En réponse à ces défis, l’Union Européenne devra renforcer ses mécanismes de résilience et de solidarité. Il sera crucial de trouver des moyens de maintenir la cohésion et de prévenir la fragmentation politique. Cela pourrait inclure des réformes institutionnelles visant à améliorer la prise de décision et à renforcer la coopération entre les États membres. De plus, l’UE devra continuer à promouvoir les valeurs démocratiques et à lutter contre la désinformation et les ingérences étrangères qui alimentent les mouvements extrémistes.
Enfin, les citoyens européens joueront un rôle déterminant dans la direction future de l’Union. La montée des partis d’extrême droite reflète en partie un mécontentement généralisé et un désir de changement parmi les électeurs. Pour répondre à ces aspirations tout en préservant l’unité européenne, il sera essentiel de développer des politiques inclusives et de renforcer le dialogue avec les citoyens.
Ce qu’il faut retenir
Les élections européennes de 2024 marquent un tournant décisif pour l’avenir politique de l’Europe. La montée en puissance des partis d’extrême droite, surveillée de près par le Kremlin, soulève des questions sur l’unité et la stabilité de l’Union Européenne.

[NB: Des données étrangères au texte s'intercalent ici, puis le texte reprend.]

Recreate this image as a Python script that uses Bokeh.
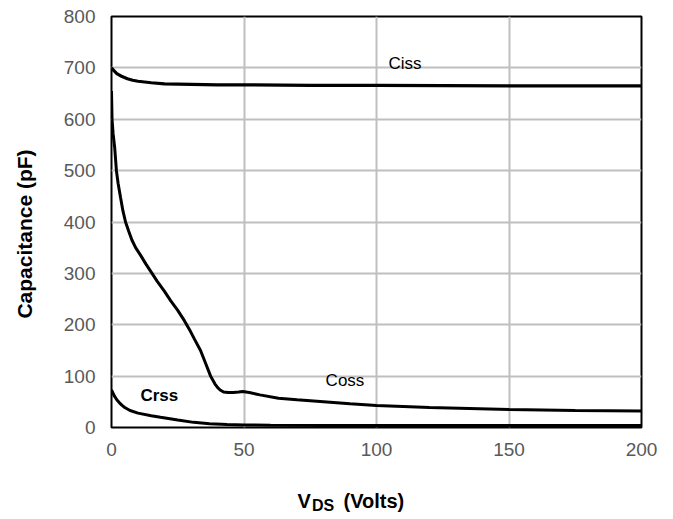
import math
from bokeh.plotting import figure
from bokeh.models import FixedTicker, Range1d
from bokeh.layouts import column, row
from bokeh.core.properties import value
from bokeh.embed import file_html
from bokeh.resources import INLINE

# ---- data ----
ciss_v = [0, 1, 2, 4, 6, 8, 10, 15, 20, 30, 40, 50, 75, 100, 150, 200]
ciss_c = [700, 694, 689, 683, 679, 676, 674, 671, 669, 668, 667, 667, 666, 666, 665, 665]

coss_v = [0, 0.2, 0.6, 1.2, 1.85, 2.5, 3.4, 4.3, 5.3, 6.5, 7.7, 9.1, 11, 13, 15.3, 17.2, 20,
          22.3, 25, 27.5, 29.5, 31.3, 33.6, 35.5, 37.4, 39, 40, 41, 42.3, 44, 46, 48, 49.5, 52, 56,
          63, 70, 80, 90, 100, 120, 150, 175, 200]
coss_c = [655, 600, 572, 545, 500, 475, 448, 422, 400, 382, 365, 350, 335, 318, 300, 285, 265,
          247, 228, 208, 190, 172, 150, 125, 100, 85, 78, 73, 69, 68, 68, 69, 70, 68, 63.5,
          57, 54, 50, 46, 43, 39, 35, 33, 32]

crss_v = [0, 1, 2, 3, 4, 5, 7, 10, 15, 18.5, 25, 31, 37, 43.6, 50, 60, 80, 100, 150, 200]
crss_c = [73, 62, 54, 48, 43, 39, 33, 28, 23, 20, 14.5, 10, 7.5, 6, 5, 4.5, 4, 4, 4, 4]

x_ticks = [0, 50, 100, 150, 200]
y_ticks = [0, 100, 200, 300, 400, 500, 600, 700, 800]

curve_labels = ["Ciss", "Coss", "Crss"]
label_pos_v = [104.5, 80.8, 10.9]
label_pos_c = [708, 91.5, 62]
label_styles = ["normal", "normal", "bold"]

y_title = "Capacitance (pF)"
x_title_parts = ["V", "DS", "(Volts)"]

FONT = "Liberation Sans"
LEFT_STRIP = 45

# ---- main chart ----
p = figure(width=673 - LEFT_STRIP, height=480, output_backend="svg", toolbar_location=None,
           x_range=Range1d(0, 200), y_range=Range1d(0, 800),
           min_border_left=111 - LEFT_STRIP, min_border_right=32, min_border_top=16,
           min_border_bottom=53)

p.outline_line_color = "black"
p.outline_line_width = 2

for ax in (p.xaxis[0], p.yaxis[0]):
    ax.axis_line_color = None
    ax.major_tick_line_color = None
    ax.minor_tick_line_color = None
    ax.major_tick_in = 0
    ax.major_tick_out = 0
    ax.minor_tick_in = 0
    ax.minor_tick_out = 0
    ax.major_label_text_font = FONT
    ax.major_label_text_font_size = "19px"
    ax.major_label_text_color = "#595959"

p.xaxis.ticker = FixedTicker(ticks=x_ticks)
p.yaxis.ticker = FixedTicker(ticks=y_ticks)
p.xaxis.major_label_standoff = 15
p.yaxis.major_label_standoff = 16

p.xgrid.ticker = FixedTicker(ticks=x_ticks)
p.ygrid.ticker = FixedTicker(ticks=y_ticks)
p.grid.grid_line_color = "#bfbfbf"
p.grid.grid_line_width = 2

p.line(ciss_v, ciss_c, line_color="black", line_width=3.2)
p.line(coss_v, coss_c, line_color="black", line_width=3)
p.line(crss_v, crss_c, line_color="black", line_width=3)

for t, xv, yv, st in zip(curve_labels, label_pos_v, label_pos_c, label_styles):
    p.text(x=[xv], y=[yv], text=[t], text_font=value(FONT), text_font_size="17px",
           text_font_style=st, text_color="black", text_align="left", text_baseline="middle")

# ---- y-axis title strip (pixel-like coordinates) ----
yl = figure(width=LEFT_STRIP, height=480, output_backend="svg", toolbar_location=None,
            x_range=Range1d(0, LEFT_STRIP), y_range=Range1d(0, 480),
            x_axis_location=None, y_axis_location=None,
            min_border_left=0, min_border_right=0, min_border_top=0, min_border_bottom=0)
yl.grid.visible = False
yl.outline_line_color = None
yl.text(x=[24], y=[226], text=[y_title], angle=math.pi / 2, text_font=value(FONT),
        text_font_size="21px", text_font_style="bold", text_color="black",
        text_align="center", text_baseline="middle")

# ---- x-axis title strip (pixel-like coordinates) ----
q = figure(width=673, height=39, output_backend="svg", toolbar_location=None,
           x_range=Range1d(0, 673), y_range=Range1d(0, 39),
           x_axis_location=None, y_axis_location=None,
           min_border_left=0, min_border_right=0, min_border_top=0, min_border_bottom=0)
q.grid.visible = False
q.outline_line_color = None
q.text(x=[297], y=[19], text=[x_title_parts[0]], text_font=value(FONT), text_font_size="20px",
       text_font_style="bold", text_color="black", text_align="left", text_baseline="alphabetic")
q.text(x=[311.5], y=[14], text=[x_title_parts[1]], text_font=value(FONT), text_font_size="16px",
       text_font_style="bold", text_color="black", text_align="left", text_baseline="alphabetic")
q.text(x=[343], y=[19], text=[x_title_parts[2]], text_font=value(FONT), text_font_size="20px",
       text_font_style="bold", text_color="black", text_align="left", text_baseline="alphabetic")

layout = column(row(yl, p, spacing=0), q, spacing=0)
open("out.html", "w").write(file_html(layout, INLINE))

Cette tendance reflète un changement profond dans les dynamiques politiques européennes, alimenté par des préoccupations croissantes en matière d’immigration, de sécurité et d’identité nationale. Pour l’UE, il est impératif de naviguer prudemment à travers ces défis pour préserver ses valeurs fondamentales et renforcer sa cohésion face aux influences externes et internes.
Le rôle de la Russie dans ce contexte ajoute une dimension géopolitique complexe, nécessitant une vigilance accrue et des stratégies adaptatives pour garantir la résilience et l’intégrité de l’Union Européenne.